**WHAT YOU ARE ASKED TO DO**
Word for word, give the material below again, minus any images.

::: RECORDED DATA

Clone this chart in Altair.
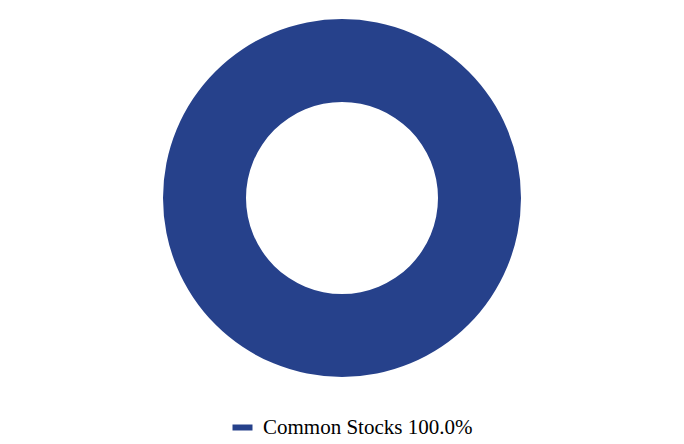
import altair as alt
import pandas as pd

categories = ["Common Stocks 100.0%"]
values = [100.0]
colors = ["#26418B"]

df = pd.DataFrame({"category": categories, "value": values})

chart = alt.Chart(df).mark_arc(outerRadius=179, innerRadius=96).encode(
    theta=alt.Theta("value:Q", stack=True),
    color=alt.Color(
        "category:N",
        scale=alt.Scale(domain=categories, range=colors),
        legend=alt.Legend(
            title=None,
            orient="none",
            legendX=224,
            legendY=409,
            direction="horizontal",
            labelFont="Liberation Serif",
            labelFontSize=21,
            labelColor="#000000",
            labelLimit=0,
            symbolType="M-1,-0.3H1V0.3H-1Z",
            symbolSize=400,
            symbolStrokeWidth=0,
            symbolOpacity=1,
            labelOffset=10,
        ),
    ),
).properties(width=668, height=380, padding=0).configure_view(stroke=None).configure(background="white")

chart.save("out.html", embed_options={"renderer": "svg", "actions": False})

::::::

**OUTPUT**
Clone this chart in Altair.
import altair as alt
import pandas as pd

categories = ["Common Stocks 100.0%"]
values = [100.0]
colors = ["#26418B"]

df = pd.DataFrame({"category": categories, "value": values})

chart = alt.Chart(df).mark_arc(outerRadius=179, innerRadius=96).encode(
    theta=alt.Theta("value:Q", stack=True),
    color=alt.Color(
        "category:N",
        scale=alt.Scale(domain=categories, range=colors),
        legend=alt.Legend(
            title=None,
            orient="none",
            legendX=224,
            legendY=409,
            direction="horizontal",
            labelFont="Liberation Serif",
            labelFontSize=21,
            labelColor="#000000",
            labelLimit=0,
            symbolType="M-1,-0.3H1V0.3H-1Z",
            symbolSize=400,
            symbolStrokeWidth=0,
            symbolOpacity=1,
            labelOffset=10,
        ),
    ),
).properties(width=668, height=380, padding=0).configure_view(stroke=None).configure(background="white")

chart.save("out.html", embed_options={"renderer": "svg", "actions": False})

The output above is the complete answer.